Lower the Weight with One Leg
Your muscles are much stronger during the eccentric phase of an exercise—when the weight is being lowered. With leg presses, leg curls, and leg extensions, consider the “two up, one down” option. Try pressing or curling the weight up with both legs, then slowly lowering the weight back down using only one leg. This lets you work your muscles even harder in the same amount of time without constantly needing to change the weight, says Westcott.
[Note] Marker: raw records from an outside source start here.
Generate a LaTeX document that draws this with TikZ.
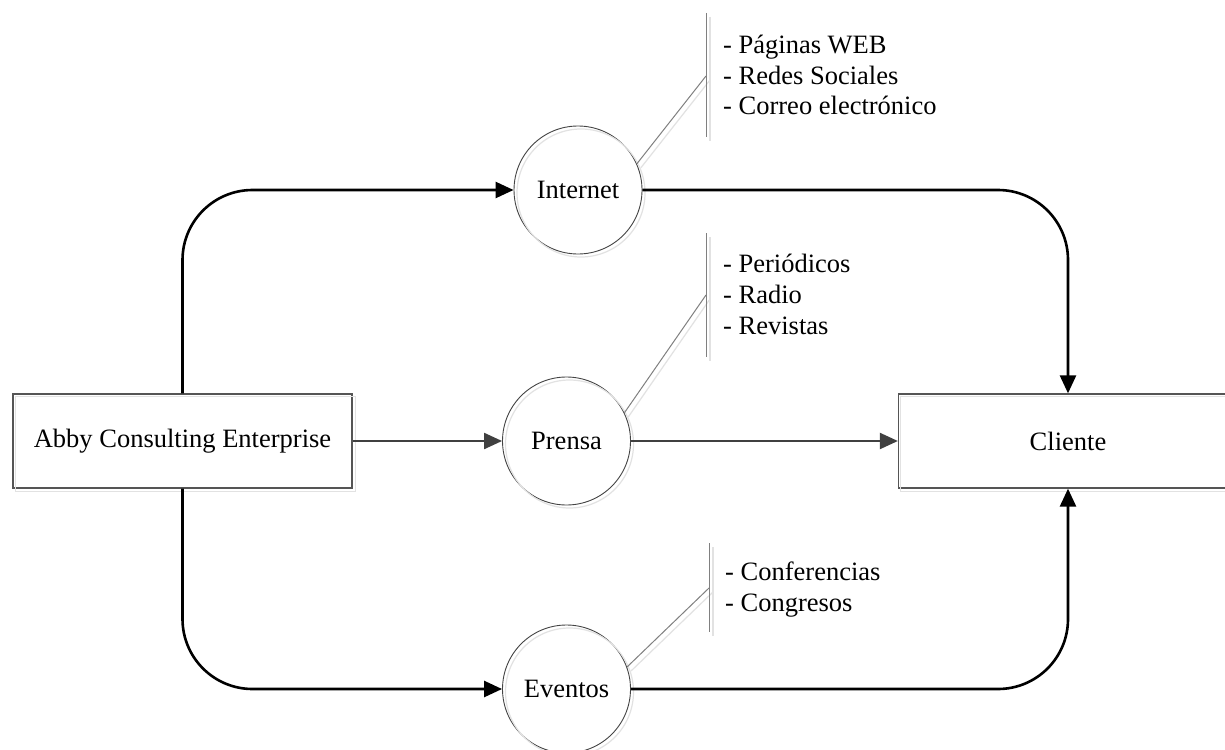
\documentclass[tikz,border=0pt]{standalone}
\usepackage{fontspec}
\setmainfont{Liberation Serif}
\usetikzlibrary{arrows.meta}
\definecolor{boxgray}{HTML}{555555}
\definecolor{circgray}{HTML}{444444}
\definecolor{shadowgray}{HTML}{E2E2E2}
\definecolor{midgray}{HTML}{404040}
\begin{document}
\begin{tikzpicture}[x=1pt,y=-1pt,
  every node/.style={font=\fontsize{26.5}{31}\selectfont},
  boxnode/.style={draw=boxgray, line width=1.3pt, minimum width=339pt, minimum height=94pt, inner sep=0pt},
  circnode/.style={circle, draw=circgray, line width=0.9pt, minimum size=128pt, inner sep=0pt},
  shadowline/.style={draw=shadowgray, line width=1.2pt},
  flow/.style={line width=2.6pt, rounded corners=70pt, -{Triangle[length=18pt,width=16pt]}},
  plainflow/.style={draw=midgray, line width=2.2pt, -{Triangle[length=18pt,width=16pt]}},
  notenode/.style={align=left, anchor=base west, inner sep=0pt},
  noteline/.style={draw=gray, line width=1pt}]
\useasboundingbox (0,0) rectangle (1225,749);
\clip (0,0) rectangle (1225,749);
\fill[white] (0,0) rectangle (1225,749);

% main shapes
\node[boxnode] (A) at (182.5,441) {Abby Consulting Enterprise};
\node[boxnode] (C) at (1068,441) {Cliente};
\node[circnode] (I) at (578,190) {Internet};
\node[circnode] (P) at (566.5,441) {Prensa};
\node[circnode] (E) at (566.5,689) {Eventos};

% drop shadows of the shapes
\draw[shadowline] ([shift={(3,3)}]A.north west) rectangle ([shift={(3,3)}]A.south east);
\draw[shadowline] ([shift={(3,3)}]C.north west) rectangle ([shift={(3,3)}]C.south east);
\draw[shadowline] ([shift={(3,3)}]I.center) circle (64);
\draw[shadowline] ([shift={(3,3)}]P.center) circle (64);
\draw[shadowline] ([shift={(3,3)}]E.center) circle (64);

% channel details (anchored at the baseline of the last line)
\node[notenode] (nI) at (723,115) {- Páginas WEB\\- Redes Sociales\\- Correo electrónico};
\node[notenode] (nP) at (723,334) {- Periódicos\\- Radio\\- Revistas};
\node[notenode] (nE) at (725,611) {- Conferencias\\- Congresos};

\coordinate (nIt) at (706,13);  \coordinate (nIb) at (706,137); \coordinate (nIm) at (706,76);
\coordinate (nPt) at (706,233); \coordinate (nPb) at (706,357); \coordinate (nPm) at (706,295);
\coordinate (nEt) at (709,543); \coordinate (nEb) at (709,632); \coordinate (nEm) at (709,588);

\draw[shadowline] ([shift={(4,4)}]nIt) -- ([shift={(4,4)}]nIb);
\draw[shadowline] ([shift={(4,4)}]I.24) -- ([shift={(4,4)}]nIm);
\draw[shadowline] ([shift={(4,4)}]nPt) -- ([shift={(4,4)}]nPb);
\draw[shadowline] ([shift={(4,4)}]P.26) -- ([shift={(4,4)}]nPm);
\draw[shadowline] ([shift={(4,4)}]nEt) -- ([shift={(4,4)}]nEb);
\draw[shadowline] ([shift={(4,4)}]E.20) -- ([shift={(4,4)}]nEm);

\draw[noteline] (nIt) -- (nIb);
\draw[noteline] (I.24) -- (nIm);
\draw[noteline] (nPt) -- (nPb);
\draw[noteline] (P.26) -- (nPm);
\draw[noteline] (nEt) -- (nEb);
\draw[noteline] (E.20) -- (nEm);

% connectors
\draw[flow] (A.north) |- (I.west);
\draw[flow] (A.south) |- (E.west);
\draw[flow] (I.east) -| (C.north);
\draw[flow] (E.east) -| (C.south);
\draw[plainflow] (A.east) -- (P.west);
\draw[plainflow] (P.east) -- (C.west);
\end{tikzpicture}
\end{document}
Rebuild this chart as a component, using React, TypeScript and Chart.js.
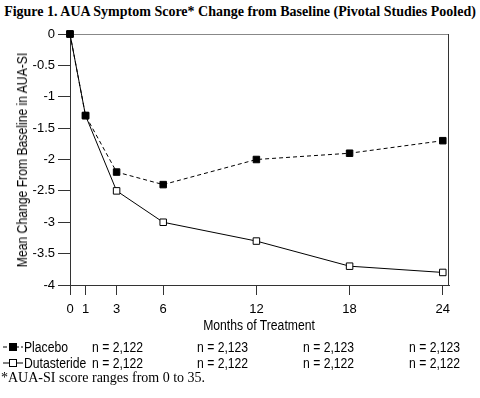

Change your hand spacing with each set of barbell curls, instead of keeping them placed at shoulder width for all you repetitions. “Spreading your hands a few inches farther out stresses more of the inner portion of your biceps, while bringing your hands in a few inches builds more of the outer part,” says Lischin. Or, try switching from the standard shoulder-width grip on a barbell to an angled position with an EZ-curl bar.
Run the Rack
Save time on the last dumbbell exercise in your workout. Instead of doing three sets of shoulder presses, biceps curls, or any dumbbell move, start with a weight that’s about 50 percent of what you usually use to do 10 to 12 repetitions. Perform the exercise six times, then quickly grab the weight that’s one increment heavier. Continue working your way up in weight until you finally find one that you can’t lift six times using proper technique.
Then reverse this process by grabbing a slightly lighter weight and completing as many repetitions as possible, even if you can only manage a few. Keep moving down the rack until you’re left using the lightest set of dumbbells possible.